[The task] Line by line, reproduce exactly the beginning of the listing below, ending with the line that contains "from matplotlib.patches import Ellipse" and adding nothing.

[Collected material]
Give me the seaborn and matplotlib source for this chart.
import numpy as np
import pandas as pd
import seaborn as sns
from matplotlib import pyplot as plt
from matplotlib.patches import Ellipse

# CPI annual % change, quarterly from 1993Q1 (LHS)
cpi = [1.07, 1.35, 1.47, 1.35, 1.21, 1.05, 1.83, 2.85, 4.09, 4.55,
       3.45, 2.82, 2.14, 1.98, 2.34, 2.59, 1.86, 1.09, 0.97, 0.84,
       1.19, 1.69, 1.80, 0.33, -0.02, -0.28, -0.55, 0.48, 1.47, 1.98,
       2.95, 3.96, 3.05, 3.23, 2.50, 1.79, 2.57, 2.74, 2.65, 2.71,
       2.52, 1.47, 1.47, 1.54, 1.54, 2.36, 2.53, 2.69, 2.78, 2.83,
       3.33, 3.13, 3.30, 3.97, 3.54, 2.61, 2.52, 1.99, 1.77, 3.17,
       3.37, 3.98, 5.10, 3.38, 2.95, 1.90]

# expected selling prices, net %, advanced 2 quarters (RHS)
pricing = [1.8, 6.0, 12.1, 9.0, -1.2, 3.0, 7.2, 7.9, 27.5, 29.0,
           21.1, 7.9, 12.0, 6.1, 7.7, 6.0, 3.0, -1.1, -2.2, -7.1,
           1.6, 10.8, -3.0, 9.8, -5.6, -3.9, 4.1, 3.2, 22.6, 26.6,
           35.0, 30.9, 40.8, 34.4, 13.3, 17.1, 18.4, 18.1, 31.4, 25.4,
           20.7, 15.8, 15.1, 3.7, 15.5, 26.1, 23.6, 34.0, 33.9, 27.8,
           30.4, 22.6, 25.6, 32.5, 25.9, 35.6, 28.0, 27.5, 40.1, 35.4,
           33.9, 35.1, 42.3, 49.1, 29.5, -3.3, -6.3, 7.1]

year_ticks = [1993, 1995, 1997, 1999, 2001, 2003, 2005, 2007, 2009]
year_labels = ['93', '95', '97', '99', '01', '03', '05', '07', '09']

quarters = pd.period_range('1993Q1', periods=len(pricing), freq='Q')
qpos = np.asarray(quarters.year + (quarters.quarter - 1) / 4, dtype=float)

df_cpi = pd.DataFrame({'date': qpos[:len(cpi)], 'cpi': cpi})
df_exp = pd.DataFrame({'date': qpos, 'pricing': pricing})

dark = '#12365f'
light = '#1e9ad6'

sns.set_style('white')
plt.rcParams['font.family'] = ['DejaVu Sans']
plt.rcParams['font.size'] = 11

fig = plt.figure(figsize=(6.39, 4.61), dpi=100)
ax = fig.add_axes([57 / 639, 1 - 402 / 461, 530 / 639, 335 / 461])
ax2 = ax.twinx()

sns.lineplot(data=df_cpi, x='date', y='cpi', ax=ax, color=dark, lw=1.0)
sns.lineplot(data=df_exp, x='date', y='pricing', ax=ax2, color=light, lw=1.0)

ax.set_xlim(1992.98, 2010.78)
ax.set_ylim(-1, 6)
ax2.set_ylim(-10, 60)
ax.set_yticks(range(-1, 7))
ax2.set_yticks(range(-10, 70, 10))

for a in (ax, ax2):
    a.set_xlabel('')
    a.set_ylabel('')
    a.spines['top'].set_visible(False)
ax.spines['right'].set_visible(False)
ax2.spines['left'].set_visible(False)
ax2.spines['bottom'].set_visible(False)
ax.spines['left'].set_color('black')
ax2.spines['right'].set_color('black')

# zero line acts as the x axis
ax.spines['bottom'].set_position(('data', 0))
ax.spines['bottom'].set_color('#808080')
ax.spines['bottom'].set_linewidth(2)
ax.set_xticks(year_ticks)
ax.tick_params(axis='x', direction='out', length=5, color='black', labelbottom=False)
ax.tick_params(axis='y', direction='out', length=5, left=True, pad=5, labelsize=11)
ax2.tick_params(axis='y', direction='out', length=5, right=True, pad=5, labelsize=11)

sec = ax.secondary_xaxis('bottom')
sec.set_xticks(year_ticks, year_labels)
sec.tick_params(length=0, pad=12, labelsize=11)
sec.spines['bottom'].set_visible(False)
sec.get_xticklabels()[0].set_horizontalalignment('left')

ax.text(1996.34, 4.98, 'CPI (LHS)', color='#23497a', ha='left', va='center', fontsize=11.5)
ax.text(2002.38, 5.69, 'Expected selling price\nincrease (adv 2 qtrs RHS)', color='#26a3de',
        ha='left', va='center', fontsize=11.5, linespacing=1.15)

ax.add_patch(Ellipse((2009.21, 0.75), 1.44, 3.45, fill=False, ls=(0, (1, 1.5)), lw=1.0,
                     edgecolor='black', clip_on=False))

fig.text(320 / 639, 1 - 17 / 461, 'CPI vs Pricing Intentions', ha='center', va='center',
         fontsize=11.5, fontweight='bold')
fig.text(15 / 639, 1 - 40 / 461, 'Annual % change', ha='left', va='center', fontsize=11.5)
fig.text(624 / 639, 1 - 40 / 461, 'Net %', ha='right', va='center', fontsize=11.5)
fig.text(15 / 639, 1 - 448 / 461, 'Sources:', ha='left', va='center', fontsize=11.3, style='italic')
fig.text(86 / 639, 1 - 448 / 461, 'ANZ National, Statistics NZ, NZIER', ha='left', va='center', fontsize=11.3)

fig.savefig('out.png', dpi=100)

[Task answer]
Give me the seaborn and matplotlib source for this chart.
import numpy as np
import pandas as pd
import seaborn as sns
from matplotlib import pyplot as plt
from matplotlib.patches import Ellipse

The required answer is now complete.